Work to do >> Write out all records as given; omit images.

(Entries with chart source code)
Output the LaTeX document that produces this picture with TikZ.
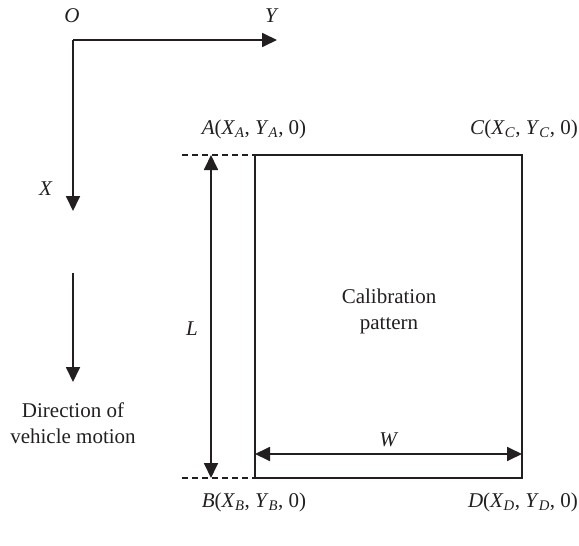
\documentclass[tikz,border=0pt]{standalone}
\usepackage{fontspec}
\setmainfont{Liberation Serif}
\usetikzlibrary{arrows.meta}
\definecolor{ink}{HTML}{231F20}
\newcommand{\vsub}[2]{\textit{#1}\textsubscript{\textit{#2}}}
\begin{document}
\begin{tikzpicture}[x=1pt,y=-1pt,
  line width=1.8pt, color=ink,
  arr/.style={-{Triangle[width=14pt,length=15pt]}},
  darr/.style={{Triangle[width=14pt,length=15pt]}-{Triangle[width=14pt,length=15pt]}},
  lbl/.style={font=\fontsize{21}{24}\selectfont, inner sep=0pt, text=ink},
  two/.style={align=center, font=\fontsize{21}{26}\selectfont},
  dsh/.style={dashed, dash pattern=on 6pt off 4pt, line width=1.5pt}]
\useasboundingbox (0,0) rectangle (579,546);
% axes
\coordinate (O) at (73,40);
\coordinate (Yend) at (277,40);
\coordinate (Xend) at (73,211);
\draw[arr] (Yend -| O) -- (Yend);
\draw[arr] (O) -- (Xend);
\node[lbl] (Olbl) at (72,16) {\textit{O}};
\node[lbl] (Ylbl) at (272,16) {\textit{Y}};
\node[lbl] (Xlbl) at (46,189) {\textit{X}};
% direction
\coordinate (d1) at (73,273);
\coordinate (d2) at (73,382);
\draw[arr] (d1) -- (d2);
\node[lbl, two] (dir) at (73,423) {Direction of\\vehicle motion};
% rectangle
\coordinate (A) at (255,155);
\coordinate (C) at (522,155);
\coordinate (B) at (255,478);
\coordinate (D) at (522,478);
\draw (A) -- (C) -- (D) -- (B) -- cycle;
\coordinate (Ad) at (182,155);
\coordinate (Bd) at (182,478);
\draw[dsh] (Ad) -- (A);
\draw[dsh] (Bd) -- (B);
% L
\coordinate (L1) at (211,155);
\coordinate (L2) at (211,478);
\draw[darr] (L1) -- (L2);
\node[lbl] (Llbl) at (192,329) {\textit{L}};
% W
\coordinate (W1) at (255,454);
\coordinate (W2) at (522,454);
\draw[darr] (W1) -- (W2);
\node[lbl] (Wlbl) at (389,440) {\textit{W}};
\node[lbl, two] (cal) at (389,311) {Calibration\\pattern};
% corner labels
\node[lbl] (Albl) at (254,129) {\textit{A}(\vsub{X}{A}, \vsub{Y}{A}, 0)};
\node[lbl] (Clbl) at (524,129) {\textit{C}(\vsub{X}{C}, \vsub{Y}{C}, 0)};
\node[lbl] (Blbl) at (254,502) {\textit{B}(\vsub{X}{B}, \vsub{Y}{B}, 0)};
\node[lbl] (Dlbl) at (523,502) {\textit{D}(\vsub{X}{D}, \vsub{Y}{D}, 0)};
\end{tikzpicture}
\end{document}
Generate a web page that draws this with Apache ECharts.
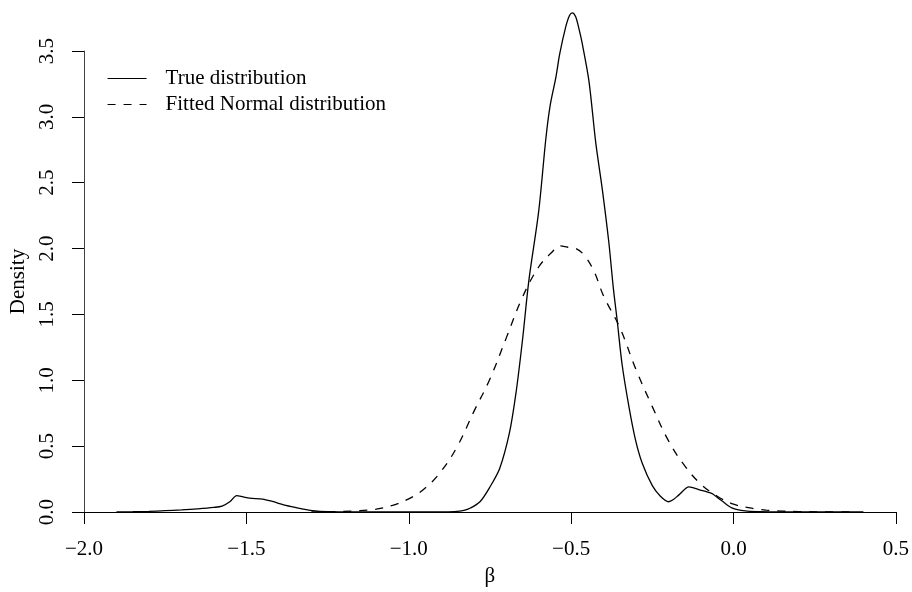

Output for this task >>
Output the LaTeX document that produces this picture with TikZ.
\documentclass[tikz,border=0pt]{standalone}
\usepackage{fontspec}
\setmainfont{Liberation Serif}
\usetikzlibrary{arrows.meta}
\definecolor{ink}{HTML}{231F20}
\newcommand{\vsub}[2]{\textit{#1}\textsubscript{\textit{#2}}}
\begin{document}
\begin{tikzpicture}[x=1pt,y=-1pt,
  line width=1.8pt, color=ink,
  arr/.style={-{Triangle[width=14pt,length=15pt]}},
  darr/.style={{Triangle[width=14pt,length=15pt]}-{Triangle[width=14pt,length=15pt]}},
  lbl/.style={font=\fontsize{21}{24}\selectfont, inner sep=0pt, text=ink},
  two/.style={align=center, font=\fontsize{21}{26}\selectfont},
  dsh/.style={dashed, dash pattern=on 6pt off 4pt, line width=1.5pt}]
\useasboundingbox (0,0) rectangle (579,546);
% axes
\coordinate (O) at (73,40);
\coordinate (Yend) at (277,40);
\coordinate (Xend) at (73,211);
\draw[arr] (Yend -| O) -- (Yend);
\draw[arr] (O) -- (Xend);
\node[lbl] (Olbl) at (72,16) {\textit{O}};
\node[lbl] (Ylbl) at (272,16) {\textit{Y}};
\node[lbl] (Xlbl) at (46,189) {\textit{X}};
% direction
\coordinate (d1) at (73,273);
\coordinate (d2) at (73,382);
\draw[arr] (d1) -- (d2);
\node[lbl, two] (dir) at (73,423) {Direction of\\vehicle motion};
% rectangle
\coordinate (A) at (255,155);
\coordinate (C) at (522,155);
\coordinate (B) at (255,478);
\coordinate (D) at (522,478);
\draw (A) -- (C) -- (D) -- (B) -- cycle;
\coordinate (Ad) at (182,155);
\coordinate (Bd) at (182,478);
\draw[dsh] (Ad) -- (A);
\draw[dsh] (Bd) -- (B);
% L
\coordinate (L1) at (211,155);
\coordinate (L2) at (211,478);
\draw[darr] (L1) -- (L2);
\node[lbl] (Llbl) at (192,329) {\textit{L}};
% W
\coordinate (W1) at (255,454);
\coordinate (W2) at (522,454);
\draw[darr] (W1) -- (W2);
\node[lbl] (Wlbl) at (389,440) {\textit{W}};
\node[lbl, two] (cal) at (389,311) {Calibration\\pattern};
% corner labels
\node[lbl] (Albl) at (254,129) {\textit{A}(\vsub{X}{A}, \vsub{Y}{A}, 0)};
\node[lbl] (Clbl) at (524,129) {\textit{C}(\vsub{X}{C}, \vsub{Y}{C}, 0)};
\node[lbl] (Blbl) at (254,502) {\textit{B}(\vsub{X}{B}, \vsub{Y}{B}, 0)};
\node[lbl] (Dlbl) at (523,502) {\textit{D}(\vsub{X}{D}, \vsub{Y}{D}, 0)};
\end{tikzpicture}
\end{document}
Generate a web page that draws this with Apache ECharts.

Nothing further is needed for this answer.